Tuesday, 30 March 2010

Books I read in March

Ann Granger Shades of Murder
Another decently crafted village whodunnit. I could read the series.

Penelope Fitzgerald Offshore
Wonderfully economical and evocative, more a poem than a story.

Sarah Waters The Little Stranger
A wonderful treat which I've been saving since the paperback came out to immerse myself in it. I managed to resolve it in my own mind without recourse to belief in the supernatural, but there's no glib tidy explanation at the end - you have to decide for yourself.

Alastair Campbell All in the Mind
Disappointing, rather pedestrian and heavy handed; too many characters, none of them really fully formed. I'd like to see him try a political thriller though.

Reginald Hill Midnight Fugue
A bit far fetched, as I've come to expect, but pretty gripping and unexpectedly moving.

Stephen Booth Blood on the Tongue
Lots of Peak District atmosphere and a police team you could get to know and like. And a good strong plot. I'd read more of these.

Simon Kernick A Good Day to Die
A rather old fashioned sort of thriller (and none the worse for that) that started well, but became rather far fetched towards the denouement.

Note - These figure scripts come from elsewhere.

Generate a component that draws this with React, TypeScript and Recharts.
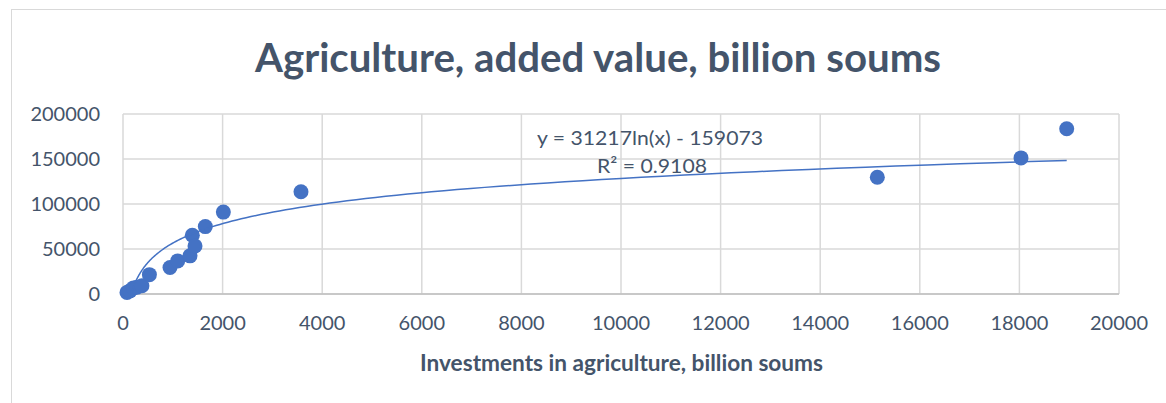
import { ScatterChart, Scatter, XAxis, YAxis, CartesianGrid } from 'recharts';

// investments in agriculture (x) and agriculture added value (y), billion soums
const investments = [80, 140, 210, 280, 380, 530, 944, 1098, 1345, 1392, 1446, 1653, 2015, 3574, 15147, 18032, 18950];
const addedValue = [1800, 3500, 6800, 7500, 9200, 21500, 29500, 36800, 42400, 65300, 53400, 74900, 91000, 113600, 129800, 151200, 183600];

const xTicks = [0, 2000, 4000, 6000, 8000, 10000, 12000, 14000, 16000, 18000, 20000];
const yTicks = [0, 50000, 100000, 150000, 200000];

// logarithmic trendline as printed on the chart
const trendSlope = 31217;
const trendIntercept = -159073;
const trendR2 = 0.9108;

const FONT = 'Lato, "Open Sans", sans-serif';
const TEXT = '#44546A';
const BLUE = '#4472C4';

const points = investments.map((x, i) => ({ x, y: addedValue[i] }));

// sample the printed trend equation between where it crosses 0 and the largest x
const trendStart = Math.exp(-trendIntercept / trendSlope);
const trendEnd = Math.max(...investments);
const trend = Array.from({ length: 120 }, (_, i) => {
  const x = trendStart * Math.pow(trendEnd / trendStart, i / 119);
  return { x, y: trendSlope * Math.log(x) + trendIntercept };
});

const Dot = (props: any) => <circle cx={props.cx} cy={props.cy} r={7.5} fill={BLUE} />;

export default function App() {
  return (
    <div style={{ position: 'absolute', left: 0, top: 0, width: 1166, height: 403, background: '#fff', overflow: 'hidden' }}>
      <ScatterChart width={1166} height={403} margin={{ top: 114, right: 47, bottom: 0, left: 0 }}>
        <CartesianGrid stroke="#D9D9D9" strokeWidth={1.5} />
        <XAxis
          type="number"
          dataKey="x"
          domain={[0, 20000]}
          ticks={xTicks}
          height={109}
          tickLine={false}
          tickSize={0}
          tickMargin={22}
          axisLine={{ stroke: '#BFBFBF', strokeWidth: 1.5 }}
          tick={{ fill: TEXT, fontSize: 20, fontFamily: FONT }}
          interval={0}
        />
        <YAxis
          type="number"
          dataKey="y"
          domain={[0, 200000]}
          ticks={yTicks}
          width={123}
          tickLine={false}
          axisLine={false}
          tickSize={0}
          tickMargin={23}
          tick={{ fill: TEXT, fontSize: 20, fontFamily: FONT }}
          interval={0}
        />
        <Scatter data={points} shape={Dot} isAnimationActive={false} />
        <Scatter
          data={trend}
          line={{ stroke: BLUE, strokeWidth: 1.5 }}
          shape={() => null}
          isAnimationActive={false}
        />
      </ScatterChart>
      <svg width={1166} height={403} style={{ position: 'absolute', left: 0, top: 0, pointerEvents: 'none' }}>
        <rect x={11.5} y={9.5} width={1300} height={500} fill="none" stroke="#D9D9D9" />
        <text x={255} y={72} fontFamily={FONT} fontWeight={700} fontSize={40} fill={TEXT} textLength={686} lengthAdjust="spacingAndGlyphs">
          Agriculture, added value, billion soums
        </text>
        <text x={537} y={145} fontFamily={FONT} fontSize={20} fill={TEXT} textLength={226} lengthAdjust="spacingAndGlyphs">
          {`y = ${trendSlope}ln(x) - ${Math.abs(trendIntercept)}`}
        </text>
        <text x={597} y={173} fontFamily={FONT} fontSize={20} fill={TEXT} textLength={110} lengthAdjust="spacingAndGlyphs">
          {`R² = ${trendR2}`}
        </text>
        <text x={420} y={371} fontFamily={FONT} fontWeight={700} fontSize={22} fill={TEXT} textLength={403} lengthAdjust="spacingAndGlyphs">
          Investments in agriculture, billion soums
        </text>
      </svg>
    </div>
  );
}
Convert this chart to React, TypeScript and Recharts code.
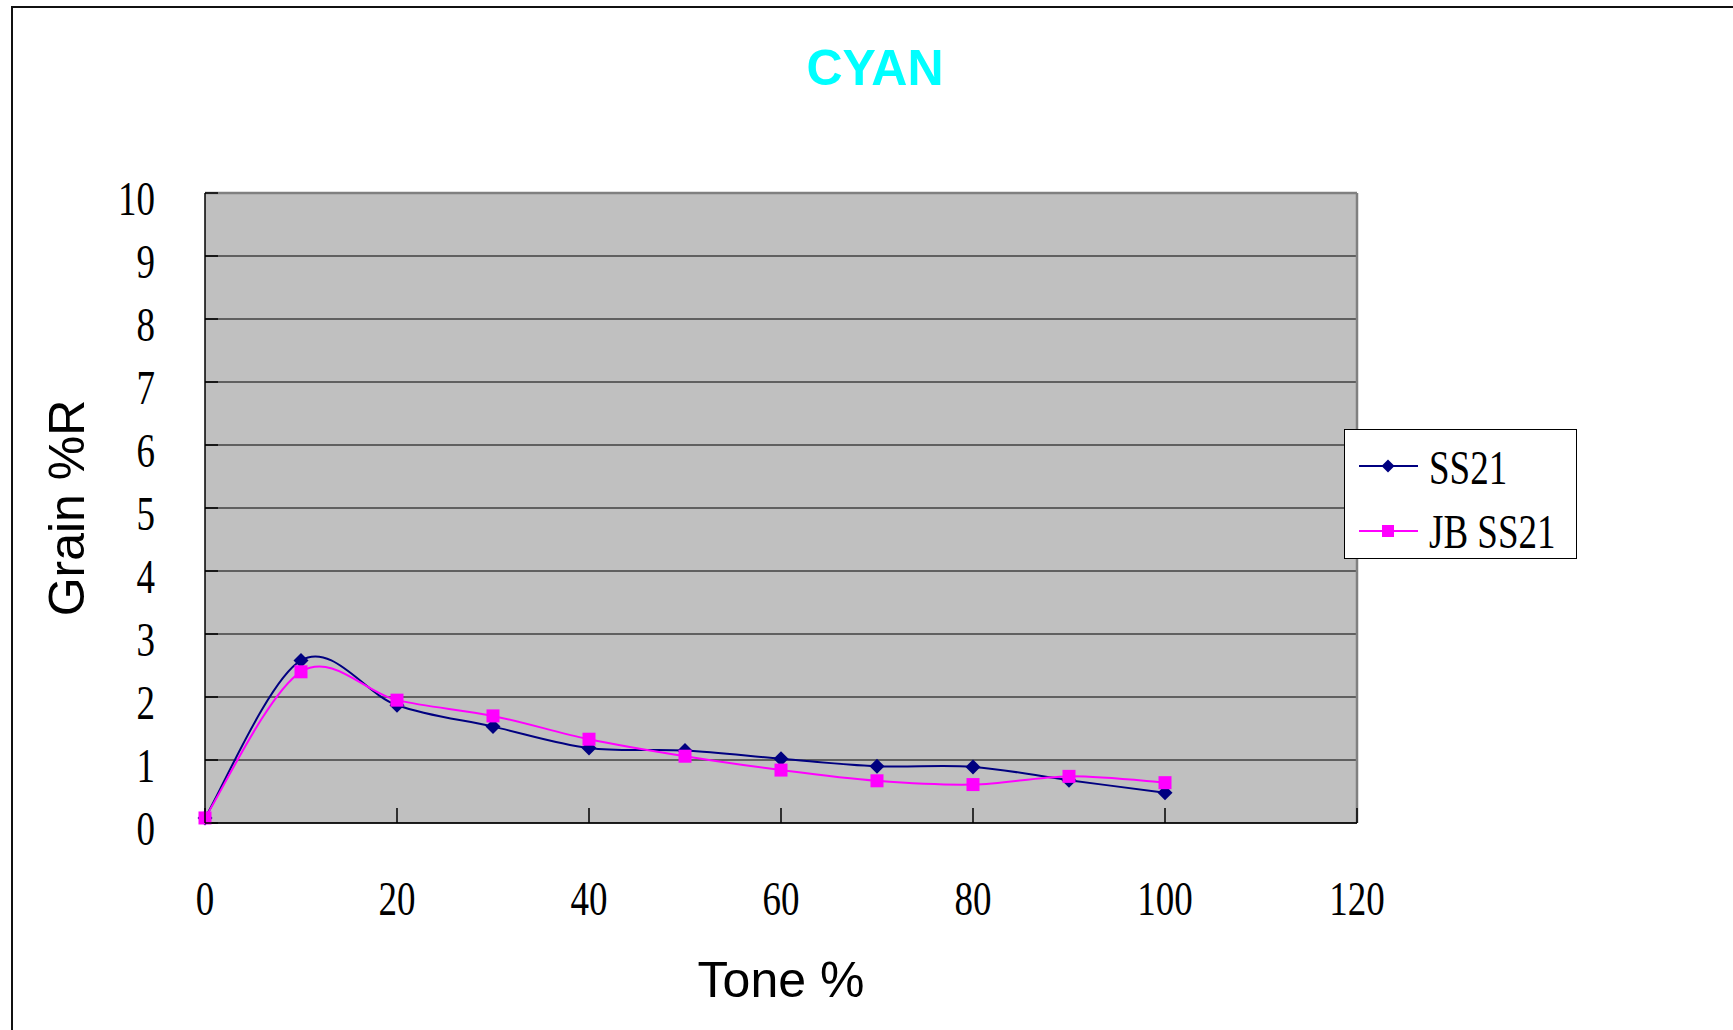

P.D. James The Private Patient
Cardboard cut-out characters, wooden dialogue, preposterous plot, with moralising and political polemicising thrown in randomly, and old fashioned in all the wrong ways - just why is P.D. James so highly rated?

John Harvey Lonely Hearts
And the first shall be last... Now this is more like it - instantly engaging, really human, characters; credible plot and an outcome you can care about. Wish there were more where this came from (there are ten, and now I've read them all). And at last I know where the bloodstain came from.